Abstract

This study presents a comparative analysis of appositive relative clauses introduced by the relative marker o qual lit. ‘the which’ in contemporary European Portuguese and earlier stages of Portuguese. From a descriptive point of view, it is shown that o qual-appositive relative clauses in contemporary European Portuguese and earlier stages of Portuguese contrast sharply with respect to the following properties: (i) internal head; (ii) extraposition; (iii) pied-piping; (iv) clausal antecedent; (v) split antecedent; (vi) coordination of the relative morpheme with a noun phrase; (vii) illocutionary force; (viii) coordinator. The analysis proposed to account for these contrasts is developed within the Principles and Parameters framework of generative syntax (Chomsky 1981 and subsequent work) in its minimalist version (e.g., Chomsky 1993, 1995). The interpretation and explanation of the grammatical change under scrutiny is developed within the model proposed by Lightfoot (1991, 1999, and subsequent work), which associates diachronic change with language acquisition. The central claim is that appositive relatives cannot be derived from a single syntactic analysis. Instead, they might be generated by two different structures: the raising structure (Kayne 1994 and Bianchi 1999) or the specifying coordination structure (De Vries 2006).
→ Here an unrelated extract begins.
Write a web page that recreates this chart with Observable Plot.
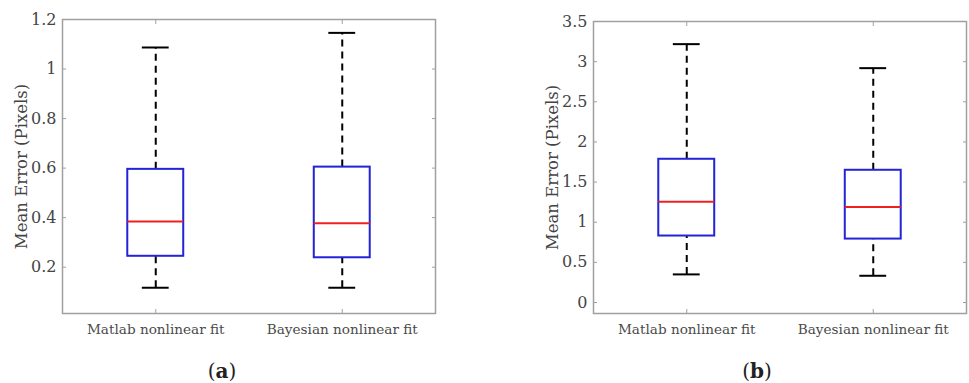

Applying this dual approach to the contrasts found between earlier and later Portuguese, it is claimed that o qual-appositive in contemporary European Portuguese use the raising structure, whereas those in earlier stages of Portuguese use the specifying coordination structure. This hypothesis not only derives the contrasting properties mentioned but also provides insight into the syntactic change that has taken place in the history of Portuguese.